Suspicions of an unholy alliance between the CCP and Hong Kong’s business elite was fuelled by the fact that President Xi Jinping, in the midst of the Occupy protests, invited 70 of the city’s most powerful tycoons for a closed-door meeting in the Great Hall of the People in Beijing.
In an opinion piece in October last year, the South China Morning Post warned about turbulence in the Independent Commission Against Corruption (ICAC), established during British rule, but whose commissioner since 1997 has been appointed directly by China’s State Council. One of its top investigators, known for being ruthless in her investigations, was removed from her post amid speculation that she was pressured in an ongoing investigation against Chief Executive Leung’s past business dealings.

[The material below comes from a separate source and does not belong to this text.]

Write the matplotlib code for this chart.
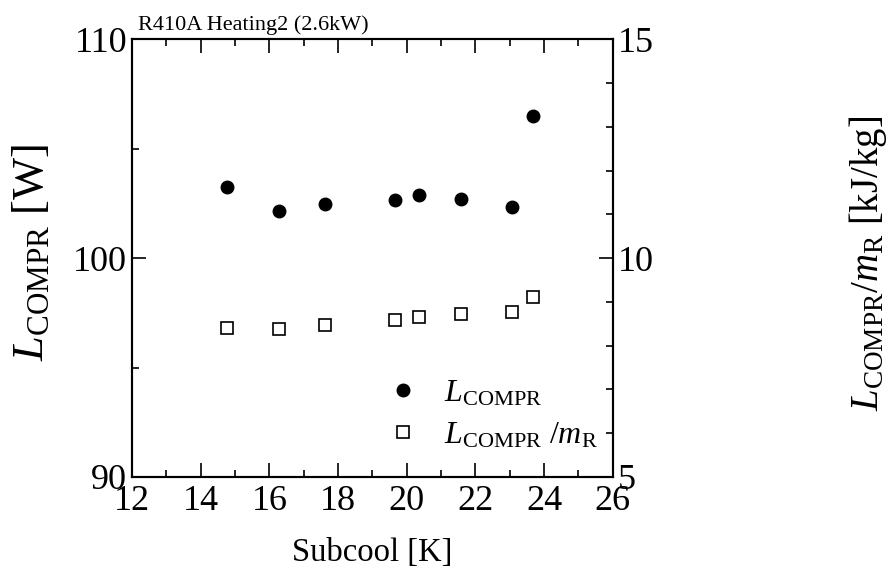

“With an increasing integration between Hong Kong and mainland China, can the ICAC continue going after anyone at any time without stepping on the wrong toes?” the newspaper asked, giving more examples that this “once-hallowed pillar of Hong Kong” was starting to buckle under political pressure.
“Today Hong Kong, tomorrow Taiwan” was a commonly used phrase in Taiwan as the Occupy protests in Hong Kong were being suppressed. The recent debacle with mob violence against Hong Kong politicians at Taiwan Taoyuan International Airport last month shows that Chinese influence and methods have also been spreading to Taiwan.
For anyone in Taiwan still believing in political compromises with China in order to spur the local economy, the development in Hong Kong should serve as an example that this is not possible without giving up a considerable amount of freedom. Give the CCP an inch, and it will take a mile.
This couldn’t be more obvious than as stated in a white paper issued by China’s State Council in the summer of 2014 that reneged on its pledge of “one country, two systems,” a concept that has also been offered to Taiwan. Hong Kong’s high degree of autonomy, said the paper, is not a decentralized power, but “the power to run affairs as authorized by the central leadership.”